The decentralized organizational form, non-proprietary standards, and tradition of cooperative exchange (sharing information and outsourcing for component parts) of electronics firms in California's Silicon Valley explain why the region was able to keep up with the fast pace of technological progress during the 1980s, while the vertically integrated firms of the Massachusetts Route 128 beltway fell behind.
Cross-scale (vertical) interactions among resource regimes must be planned in such a way that maximizes the benefits of interaction by higher levels of social organization (comprehensive planning with respect to ecosystems management and equity) and minimizes the disadvantages (bias towards economically and politically powerful parties).
From mathematical modeling of the risk factors and uncertainty involved in a party’s continued conflict, withdrawal from conflict or commitment to a peace agreement, the distributional aspects surrounding civil war negotiations are shown to determine the robustness and range of potential settlements; the actual moves of conflicting parties in civil wars are found to reflect the dynamics of game theoretical models.

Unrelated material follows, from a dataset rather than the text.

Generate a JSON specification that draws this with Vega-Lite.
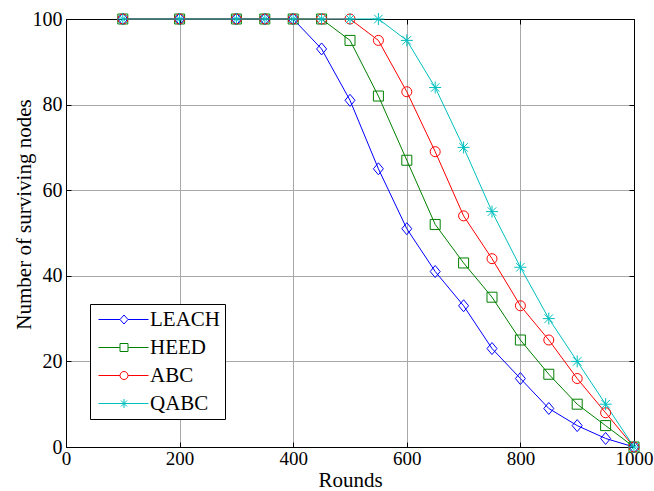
{
  "$schema": "https://vega.github.io/schema/vega-lite/v6.json",
  "width": 568,
  "height": 428,
  "autosize": "none",
  "padding": {"left": 66, "top": 19, "right": 20, "bottom": 44},
  "background": "white",
  "config": {
    "view": {"stroke": "black", "strokeWidth": 1},
    "font": "Liberation Serif",
    "legend": {
      "orient": "none",
      "legendX": 24,
      "legendY": 285,
      "fillColor": "white",
      "strokeColor": "black",
      "padding": 5,
      "cornerRadius": 0,
      "labelFont": "Liberation Serif",
      "labelFontSize": 21,
      "labelColor": "black",
      "symbolSize": 100,
      "labelOffset": 34,
      "rowPadding": 6,
      "symbolStrokeWidth": 1
    }
  },
  "data": {
    "values": [
      {"r": 100, "n": 100, "s": "LEACH"}, {"r": 200, "n": 100, "s": "LEACH"}, {"r": 300, "n": 100, "s": "LEACH"}, {"r": 350, "n": 100, "s": "LEACH"}, {"r": 400, "n": 100, "s": "LEACH"}, {"r": 450, "n": 93, "s": "LEACH"}, {"r": 500, "n": 81, "s": "LEACH"}, {"r": 550, "n": 65, "s": "LEACH"}, {"r": 600, "n": 51, "s": "LEACH"}, {"r": 650, "n": 41, "s": "LEACH"}, {"r": 700, "n": 33, "s": "LEACH"}, {"r": 750, "n": 23, "s": "LEACH"}, {"r": 800, "n": 16, "s": "LEACH"}, {"r": 850, "n": 9, "s": "LEACH"}, {"r": 900, "n": 5, "s": "LEACH"}, {"r": 950, "n": 2, "s": "LEACH"}, {"r": 1000, "n": 0, "s": "LEACH"},
      {"r": 100, "n": 100, "s": "HEED"}, {"r": 200, "n": 100, "s": "HEED"}, {"r": 300, "n": 100, "s": "HEED"}, {"r": 350, "n": 100, "s": "HEED"}, {"r": 400, "n": 100, "s": "HEED"}, {"r": 450, "n": 100, "s": "HEED"}, {"r": 500, "n": 95, "s": "HEED"}, {"r": 550, "n": 82, "s": "HEED"}, {"r": 600, "n": 67, "s": "HEED"}, {"r": 650, "n": 52, "s": "HEED"}, {"r": 700, "n": 43, "s": "HEED"}, {"r": 750, "n": 35, "s": "HEED"}, {"r": 800, "n": 25, "s": "HEED"}, {"r": 850, "n": 17, "s": "HEED"}, {"r": 900, "n": 10, "s": "HEED"}, {"r": 950, "n": 5, "s": "HEED"}, {"r": 1000, "n": 0, "s": "HEED"},
      {"r": 100, "n": 100, "s": "ABC"}, {"r": 200, "n": 100, "s": "ABC"}, {"r": 300, "n": 100, "s": "ABC"}, {"r": 350, "n": 100, "s": "ABC"}, {"r": 400, "n": 100, "s": "ABC"}, {"r": 450, "n": 100, "s": "ABC"}, {"r": 500, "n": 100, "s": "ABC"}, {"r": 550, "n": 95, "s": "ABC"}, {"r": 600, "n": 83, "s": "ABC"}, {"r": 650, "n": 69, "s": "ABC"}, {"r": 700, "n": 54, "s": "ABC"}, {"r": 750, "n": 44, "s": "ABC"}, {"r": 800, "n": 33, "s": "ABC"}, {"r": 850, "n": 25, "s": "ABC"}, {"r": 900, "n": 16, "s": "ABC"}, {"r": 950, "n": 8, "s": "ABC"}, {"r": 1000, "n": 0, "s": "ABC"},
      {"r": 100, "n": 100, "s": "QABC"}, {"r": 200, "n": 100, "s": "QABC"}, {"r": 300, "n": 100, "s": "QABC"}, {"r": 350, "n": 100, "s": "QABC"}, {"r": 400, "n": 100, "s": "QABC"}, {"r": 450, "n": 100, "s": "QABC"}, {"r": 500, "n": 100, "s": "QABC"}, {"r": 550, "n": 100, "s": "QABC"}, {"r": 600, "n": 95, "s": "QABC"}, {"r": 650, "n": 84, "s": "QABC"}, {"r": 700, "n": 70, "s": "QABC"}, {"r": 750, "n": 55, "s": "QABC"}, {"r": 800, "n": 42, "s": "QABC"}, {"r": 850, "n": 30, "s": "QABC"}, {"r": 900, "n": 20, "s": "QABC"}, {"r": 950, "n": 10, "s": "QABC"}, {"r": 1000, "n": 0, "s": "QABC"}
    ]
  },
  "resolve": {"axis": {"x": "independent", "y": "independent"}},
  "layer": [
    {
      "mark": {"type": "line", "strokeWidth": 1},
      "encoding": {
        "x": {
          "field": "r", "type": "quantitative",
          "scale": {"domain": [0, 1000], "nice": false},
          "axis": {
            "title": "Rounds", "values": [0, 200, 400, 600, 800, 1000], "format": "d",
            "grid": true, "gridColor": "#a8a8a8", "gridWidth": 1, "gridOpacity": 1,
            "domainColor": "black", "domainWidth": 1,
            "tickColor": "black", "tickSize": -5, "labelPadding": 7,
            "labelFont": "Liberation Serif", "labelFontSize": 19, "labelColor": "black",
            "labelFlush": false,
            "titleFont": "Liberation Serif", "titleFontSize": 21, "titleFontWeight": "normal", "titleColor": "black",
            "titleY": 39, "titleBaseline": "alphabetic"
          }
        },
        "y": {
          "field": "n", "type": "quantitative",
          "scale": {"domain": [0, 100], "nice": false},
          "axis": {
            "title": "Number of surviving nodes", "values": [0, 20, 40, 60, 80, 100], "format": "d",
            "grid": true, "gridColor": "#a8a8a8", "gridWidth": 1, "gridOpacity": 1,
            "domainColor": "black", "domainWidth": 1,
            "tickColor": "black", "tickSize": -5, "labelPadding": 9,
            "labelFont": "Liberation Serif", "labelFontSize": 20, "labelColor": "black",
            "labelFlush": false,
            "titleFont": "Liberation Serif", "titleFontSize": 21, "titleFontWeight": "normal", "titleColor": "black",
            "titleX": -42, "titleY": 195, "titleBaseline": "middle"
          }
        },
        "color": {
          "field": "s", "type": "nominal",
          "scale": {"domain": ["LEACH", "HEED", "ABC", "QABC"], "range": ["#0000FF", "#008000", "#FF0000", "#00BFBF"]},
          "legend": {
            "title": null,
            "encode": {
              "symbols": {
                "update": {
                  "shape": {"signal": "datum.value === 'LEACH' ? 'M-1.4,0H2.9M4.5,0H8.6M3.7,-0.9L4.5,0L3.7,0.9L2.9,0Z' : datum.value === 'HEED' ? 'M-1.4,0H2.9M4.5,0H8.6M2.9,-0.8H4.5V0.8H2.9Z' : datum.value === 'ABC' ? 'M-1.4,0H2.9M4.5,0H8.6M2.9,0A0.8,0.8 0 1,0 4.5,0A0.8,0.8 0 1,0 2.9,0' : 'M-1.4,0H8.6M3.7,-0.9V0.9M3.1,-0.6L4.3,0.6M3.1,0.6L4.3,-0.6'"},
                  "fill": {"value": "transparent"},
                  "strokeWidth": {"value": 1}
                }
              }
            }
          }
        },
        "detail": {"field": "s"}
      }
    },
    {
      "encoding": {
        "x": {
          "field": "r", "type": "quantitative",
          "axis": {
            "title": null, "labels": false, "grid": false, "values": [0, 200, 400, 600, 800, 1000],
            "domainColor": "black", "tickColor": "black", "tickSize": -5
          }
        },
        "y": {
          "field": "n", "type": "quantitative",
          "axis": {
            "title": null, "labels": false, "grid": false, "values": [0, 20, 40, 60, 80, 100],
            "domainColor": "black", "tickColor": "black", "tickSize": -5
          }
        }
      },
      "layer": [
        {
          "transform": [{"filter": "datum.s === 'LEACH'"}],
          "mark": {"type": "point", "filled": false, "size": 100, "strokeWidth": 1, "opacity": 1, "color": "#0000FF", "shape": "M0,-1.2L1,0L0,1.2L-1,0Z"}
        },
        {
          "transform": [{"filter": "datum.s === 'HEED'"}],
          "mark": {"type": "point", "filled": false, "size": 100, "strokeWidth": 1, "opacity": 1, "color": "#008000", "shape": "square"}
        },
        {
          "transform": [{"filter": "datum.s === 'ABC'"}],
          "mark": {"type": "point", "filled": false, "size": 100, "strokeWidth": 1, "opacity": 1, "color": "#FF0000", "shape": "circle"}
        },
        {
          "transform": [{"filter": "datum.s === 'QABC'"}],
          "mark": {"type": "point", "filled": false, "size": 100, "strokeWidth": 1, "opacity": 1, "color": "#00BFBF", "shape": "M-1.2,0H1.2M0,-1.2V1.2M-0.85,-0.85L0.85,0.85M-0.85,0.85L0.85,-0.85"}
        }
      ]
    }
  ]
}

The authors propose a market-based methodology, that accounts for public information, for predicting future outcomes using a small number of individuals participating in an imperfect information market and they verify the method demonstrating that predictions outperform the market and the best predictor in the group of participants.
Eric Raymond compares two styles of software development using his own experience as illustration -- the traditional top-down (Cathedral) approach and the bottom-up (Bazaar) approach -- and points out how Internet-enabled cooperation makes the Bazaar approach highly efficient for the right tasks.
Rational, self-interested individuals in large groups need a positive incentive or negative sanction delivered through institutional arrangements in order to provide themselves a collective good; in small groups the collective good itself can be incentive enough for individuals to cooperate.